New data logging projects
Try out data logging in your classroom with three new projects
With a few blocks of code, you can capture, store and visualise real-world data from the micro:bit's built-in sensors for temperature, light, sound, movement and magnetism.
Data logging enables your students to carry out meaningful scientific experiments, and to learn about how to collect reliable data, visualise and interpret it.
Traffic survey data logger
Use your BBC micro:bit as a data-logger to survey things you see.
In the version of the project supplied, you press button A to log every time you see a car, button B every time you see a bus, and the gold touch logo every time you see a van or truck. You can easily adapt the code supplied to log other things, such as different kinds of wildlife, or to record answers to questions.
Environment data logger
This project helps you decide where plants will grow best by recording light and temperature readings at regular intervals. Press button A to start logging, button B to stop logging, and buttons A and B together to clear your data and start again.

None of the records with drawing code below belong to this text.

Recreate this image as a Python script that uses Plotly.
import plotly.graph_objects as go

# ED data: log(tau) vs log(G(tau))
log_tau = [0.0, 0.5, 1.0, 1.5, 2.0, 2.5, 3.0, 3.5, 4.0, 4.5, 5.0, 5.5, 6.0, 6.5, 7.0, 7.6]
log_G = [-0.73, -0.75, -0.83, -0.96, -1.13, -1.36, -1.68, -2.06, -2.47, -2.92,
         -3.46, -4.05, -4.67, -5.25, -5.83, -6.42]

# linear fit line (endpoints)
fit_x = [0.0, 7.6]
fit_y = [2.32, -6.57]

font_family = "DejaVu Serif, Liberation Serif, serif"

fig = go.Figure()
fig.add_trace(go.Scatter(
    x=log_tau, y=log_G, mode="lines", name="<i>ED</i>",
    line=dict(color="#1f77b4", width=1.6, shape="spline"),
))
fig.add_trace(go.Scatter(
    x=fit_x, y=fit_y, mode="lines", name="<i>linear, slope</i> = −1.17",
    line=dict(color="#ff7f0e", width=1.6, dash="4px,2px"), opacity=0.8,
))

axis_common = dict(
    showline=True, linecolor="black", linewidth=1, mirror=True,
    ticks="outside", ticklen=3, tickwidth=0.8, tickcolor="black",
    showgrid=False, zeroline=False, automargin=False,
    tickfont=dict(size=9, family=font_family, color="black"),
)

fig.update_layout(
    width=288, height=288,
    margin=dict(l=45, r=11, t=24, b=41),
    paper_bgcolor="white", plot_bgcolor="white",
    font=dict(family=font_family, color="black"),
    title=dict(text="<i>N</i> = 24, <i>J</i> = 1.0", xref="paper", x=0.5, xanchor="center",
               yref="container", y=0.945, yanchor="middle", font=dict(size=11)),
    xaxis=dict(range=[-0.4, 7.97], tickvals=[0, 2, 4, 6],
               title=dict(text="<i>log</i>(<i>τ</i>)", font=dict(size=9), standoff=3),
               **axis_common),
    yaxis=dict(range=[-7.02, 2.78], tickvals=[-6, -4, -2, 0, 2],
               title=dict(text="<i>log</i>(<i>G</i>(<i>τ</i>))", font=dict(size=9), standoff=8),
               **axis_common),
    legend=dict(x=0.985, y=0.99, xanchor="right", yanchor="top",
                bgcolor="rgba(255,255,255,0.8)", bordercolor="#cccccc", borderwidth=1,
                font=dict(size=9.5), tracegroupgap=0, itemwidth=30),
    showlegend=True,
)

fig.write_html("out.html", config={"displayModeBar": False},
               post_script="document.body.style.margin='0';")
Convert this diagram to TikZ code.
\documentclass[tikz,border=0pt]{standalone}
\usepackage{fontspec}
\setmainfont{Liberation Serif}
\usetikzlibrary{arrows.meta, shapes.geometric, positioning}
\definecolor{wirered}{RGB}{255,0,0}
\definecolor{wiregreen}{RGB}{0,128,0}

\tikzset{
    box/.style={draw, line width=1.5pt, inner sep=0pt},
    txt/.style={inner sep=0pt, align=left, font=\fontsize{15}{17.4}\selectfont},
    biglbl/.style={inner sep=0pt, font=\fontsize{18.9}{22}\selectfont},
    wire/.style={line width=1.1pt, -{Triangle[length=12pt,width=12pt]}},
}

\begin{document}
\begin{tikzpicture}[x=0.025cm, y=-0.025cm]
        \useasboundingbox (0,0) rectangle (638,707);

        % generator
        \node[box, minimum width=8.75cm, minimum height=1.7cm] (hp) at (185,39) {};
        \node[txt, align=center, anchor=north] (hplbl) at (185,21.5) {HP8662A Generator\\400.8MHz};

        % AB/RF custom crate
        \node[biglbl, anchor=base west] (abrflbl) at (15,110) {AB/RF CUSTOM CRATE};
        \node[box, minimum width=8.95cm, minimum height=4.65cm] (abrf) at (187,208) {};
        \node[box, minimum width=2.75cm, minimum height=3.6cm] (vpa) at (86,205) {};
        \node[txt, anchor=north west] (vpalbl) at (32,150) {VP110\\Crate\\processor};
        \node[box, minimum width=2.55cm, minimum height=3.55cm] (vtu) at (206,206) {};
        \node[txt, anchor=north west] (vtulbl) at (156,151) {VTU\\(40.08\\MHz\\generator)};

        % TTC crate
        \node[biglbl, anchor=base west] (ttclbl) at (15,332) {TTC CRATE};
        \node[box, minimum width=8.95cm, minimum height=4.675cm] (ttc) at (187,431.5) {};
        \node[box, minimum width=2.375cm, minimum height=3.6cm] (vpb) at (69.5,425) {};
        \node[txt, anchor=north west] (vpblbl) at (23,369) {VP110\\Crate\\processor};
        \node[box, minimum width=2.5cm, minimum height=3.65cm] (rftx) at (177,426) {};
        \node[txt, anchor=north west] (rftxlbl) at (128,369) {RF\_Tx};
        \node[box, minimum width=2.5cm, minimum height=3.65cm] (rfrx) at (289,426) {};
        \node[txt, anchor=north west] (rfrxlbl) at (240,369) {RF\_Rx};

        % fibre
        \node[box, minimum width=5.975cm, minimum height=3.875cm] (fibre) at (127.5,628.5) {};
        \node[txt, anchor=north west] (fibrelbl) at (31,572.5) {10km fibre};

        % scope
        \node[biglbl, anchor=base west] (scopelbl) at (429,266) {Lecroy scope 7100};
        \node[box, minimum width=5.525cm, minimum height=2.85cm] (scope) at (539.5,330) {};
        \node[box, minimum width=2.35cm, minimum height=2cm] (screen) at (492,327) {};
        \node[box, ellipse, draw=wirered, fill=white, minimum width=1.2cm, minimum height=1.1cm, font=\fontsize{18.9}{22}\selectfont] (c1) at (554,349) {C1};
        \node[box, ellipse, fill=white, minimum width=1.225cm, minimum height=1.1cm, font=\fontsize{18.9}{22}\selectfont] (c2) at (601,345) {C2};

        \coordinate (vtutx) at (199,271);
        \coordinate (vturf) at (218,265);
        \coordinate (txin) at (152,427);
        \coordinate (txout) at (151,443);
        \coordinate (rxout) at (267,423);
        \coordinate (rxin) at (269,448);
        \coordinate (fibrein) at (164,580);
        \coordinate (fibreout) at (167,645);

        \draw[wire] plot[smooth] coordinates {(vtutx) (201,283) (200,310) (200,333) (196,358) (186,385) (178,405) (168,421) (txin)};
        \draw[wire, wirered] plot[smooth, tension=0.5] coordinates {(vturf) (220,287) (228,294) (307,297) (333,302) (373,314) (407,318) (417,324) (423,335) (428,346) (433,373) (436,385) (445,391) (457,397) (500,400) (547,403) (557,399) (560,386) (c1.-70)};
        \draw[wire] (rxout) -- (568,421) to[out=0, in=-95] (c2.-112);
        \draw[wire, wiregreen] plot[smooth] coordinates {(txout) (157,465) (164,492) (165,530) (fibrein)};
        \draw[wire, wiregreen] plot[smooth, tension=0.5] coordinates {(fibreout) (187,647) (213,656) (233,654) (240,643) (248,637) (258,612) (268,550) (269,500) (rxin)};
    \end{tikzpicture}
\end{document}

This program can also be used to record when electric lights and heating have been left on, and can be easily modified to record sound levels to find out when and where it is noisiest in your school.
Movement data logger
Make a personalised fitness tracker with the movement data logger project. Use the micro:bit to capture accelerometer data, then use that data to make a step counter that is customised to how you walk.

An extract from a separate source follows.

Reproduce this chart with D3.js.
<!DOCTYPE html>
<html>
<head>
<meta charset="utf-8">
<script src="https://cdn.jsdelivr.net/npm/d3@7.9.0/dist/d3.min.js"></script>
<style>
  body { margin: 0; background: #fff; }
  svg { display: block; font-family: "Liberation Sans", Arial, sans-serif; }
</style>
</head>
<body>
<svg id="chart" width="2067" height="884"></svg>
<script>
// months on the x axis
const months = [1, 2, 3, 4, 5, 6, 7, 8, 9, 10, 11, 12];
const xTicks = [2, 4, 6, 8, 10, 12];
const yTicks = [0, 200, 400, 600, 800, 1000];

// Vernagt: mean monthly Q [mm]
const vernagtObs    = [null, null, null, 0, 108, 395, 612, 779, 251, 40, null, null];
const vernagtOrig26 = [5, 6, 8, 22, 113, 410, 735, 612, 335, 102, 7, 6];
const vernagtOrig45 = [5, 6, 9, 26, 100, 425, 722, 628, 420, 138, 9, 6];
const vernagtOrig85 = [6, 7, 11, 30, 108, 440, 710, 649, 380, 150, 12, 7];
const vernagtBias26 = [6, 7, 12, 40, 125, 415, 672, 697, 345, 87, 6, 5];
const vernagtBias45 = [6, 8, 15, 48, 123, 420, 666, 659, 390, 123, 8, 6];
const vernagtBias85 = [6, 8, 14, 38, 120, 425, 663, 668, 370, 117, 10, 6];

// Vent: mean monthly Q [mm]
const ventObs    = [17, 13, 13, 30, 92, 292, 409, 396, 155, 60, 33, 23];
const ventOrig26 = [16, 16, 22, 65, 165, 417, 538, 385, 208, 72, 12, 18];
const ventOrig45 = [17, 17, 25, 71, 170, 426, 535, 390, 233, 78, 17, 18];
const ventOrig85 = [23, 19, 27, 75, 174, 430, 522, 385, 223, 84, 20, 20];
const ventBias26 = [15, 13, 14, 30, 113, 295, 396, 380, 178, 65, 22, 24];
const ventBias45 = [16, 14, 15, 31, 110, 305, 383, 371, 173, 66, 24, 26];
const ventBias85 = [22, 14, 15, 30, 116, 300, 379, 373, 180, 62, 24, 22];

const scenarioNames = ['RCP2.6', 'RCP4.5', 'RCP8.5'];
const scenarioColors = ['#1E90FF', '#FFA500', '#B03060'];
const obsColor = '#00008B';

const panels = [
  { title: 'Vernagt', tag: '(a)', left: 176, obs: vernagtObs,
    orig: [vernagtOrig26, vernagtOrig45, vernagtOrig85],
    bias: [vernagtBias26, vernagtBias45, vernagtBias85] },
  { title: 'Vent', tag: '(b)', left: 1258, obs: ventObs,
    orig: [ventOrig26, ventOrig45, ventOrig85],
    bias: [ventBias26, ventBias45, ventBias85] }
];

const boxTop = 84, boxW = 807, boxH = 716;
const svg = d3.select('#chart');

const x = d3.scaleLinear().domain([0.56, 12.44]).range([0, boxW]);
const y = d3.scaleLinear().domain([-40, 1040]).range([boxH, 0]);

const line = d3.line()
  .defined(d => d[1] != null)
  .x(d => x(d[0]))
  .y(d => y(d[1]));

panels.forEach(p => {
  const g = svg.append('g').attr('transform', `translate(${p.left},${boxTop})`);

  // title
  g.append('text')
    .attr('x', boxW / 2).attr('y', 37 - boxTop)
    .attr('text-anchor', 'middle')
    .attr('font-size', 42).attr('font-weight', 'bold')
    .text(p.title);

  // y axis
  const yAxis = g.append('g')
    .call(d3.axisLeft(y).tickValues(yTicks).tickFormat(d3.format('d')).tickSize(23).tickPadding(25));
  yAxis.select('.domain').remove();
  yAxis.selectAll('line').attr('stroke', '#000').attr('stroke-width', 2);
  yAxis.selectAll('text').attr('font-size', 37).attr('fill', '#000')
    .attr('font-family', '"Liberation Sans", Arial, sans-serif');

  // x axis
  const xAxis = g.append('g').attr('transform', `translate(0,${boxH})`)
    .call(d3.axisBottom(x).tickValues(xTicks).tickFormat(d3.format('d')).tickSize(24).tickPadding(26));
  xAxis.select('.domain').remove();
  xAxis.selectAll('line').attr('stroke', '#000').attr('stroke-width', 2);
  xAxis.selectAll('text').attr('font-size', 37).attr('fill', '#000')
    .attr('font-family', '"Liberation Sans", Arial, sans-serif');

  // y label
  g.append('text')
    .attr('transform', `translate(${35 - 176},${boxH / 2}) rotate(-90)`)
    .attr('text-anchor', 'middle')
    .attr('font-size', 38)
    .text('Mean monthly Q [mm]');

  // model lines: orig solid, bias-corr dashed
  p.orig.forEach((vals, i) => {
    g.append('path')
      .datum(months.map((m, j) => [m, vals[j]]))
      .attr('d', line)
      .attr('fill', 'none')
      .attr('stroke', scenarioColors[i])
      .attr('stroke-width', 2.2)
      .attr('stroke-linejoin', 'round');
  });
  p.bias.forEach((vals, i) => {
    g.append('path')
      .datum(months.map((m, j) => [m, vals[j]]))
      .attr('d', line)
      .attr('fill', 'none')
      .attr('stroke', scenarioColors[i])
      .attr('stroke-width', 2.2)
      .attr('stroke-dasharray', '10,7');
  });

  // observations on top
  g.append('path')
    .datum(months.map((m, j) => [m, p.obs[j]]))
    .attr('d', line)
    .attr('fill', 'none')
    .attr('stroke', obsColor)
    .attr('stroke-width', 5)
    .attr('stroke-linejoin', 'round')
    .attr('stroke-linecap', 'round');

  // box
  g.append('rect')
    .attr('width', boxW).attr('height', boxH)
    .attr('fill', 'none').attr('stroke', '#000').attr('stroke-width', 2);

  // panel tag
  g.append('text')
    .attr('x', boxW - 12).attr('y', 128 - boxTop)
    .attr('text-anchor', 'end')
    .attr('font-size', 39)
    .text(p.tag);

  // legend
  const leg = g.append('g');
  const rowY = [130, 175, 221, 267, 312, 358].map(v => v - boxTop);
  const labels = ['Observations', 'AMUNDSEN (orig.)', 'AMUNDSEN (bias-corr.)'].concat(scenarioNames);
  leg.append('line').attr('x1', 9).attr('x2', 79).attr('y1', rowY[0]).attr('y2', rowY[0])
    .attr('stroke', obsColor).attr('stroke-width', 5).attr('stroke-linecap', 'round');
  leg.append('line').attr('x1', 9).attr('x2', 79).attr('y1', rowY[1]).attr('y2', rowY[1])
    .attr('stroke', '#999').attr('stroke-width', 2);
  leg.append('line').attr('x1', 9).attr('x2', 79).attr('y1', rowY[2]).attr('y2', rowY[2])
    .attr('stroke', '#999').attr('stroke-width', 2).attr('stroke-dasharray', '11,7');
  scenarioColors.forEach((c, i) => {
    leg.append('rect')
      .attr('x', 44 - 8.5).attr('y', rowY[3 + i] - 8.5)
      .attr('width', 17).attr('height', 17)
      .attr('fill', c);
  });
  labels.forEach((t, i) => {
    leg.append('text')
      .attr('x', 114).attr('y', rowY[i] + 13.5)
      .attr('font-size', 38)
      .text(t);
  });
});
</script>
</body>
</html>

How does data logging work?
Simply open the project code your require in the MakeCode editor, flash the code to your micro:bit and attach a battery pack so that you can collect data away from your computer. Once you have collected your data, re-attach your micro:bit to your computer, open the micro:bit drive and double-click on the MY_DATA file to see the data collected in a table in a web browser.
Your data can be copied and pasted into a spreadsheet where you can make charts, or into other types of documents.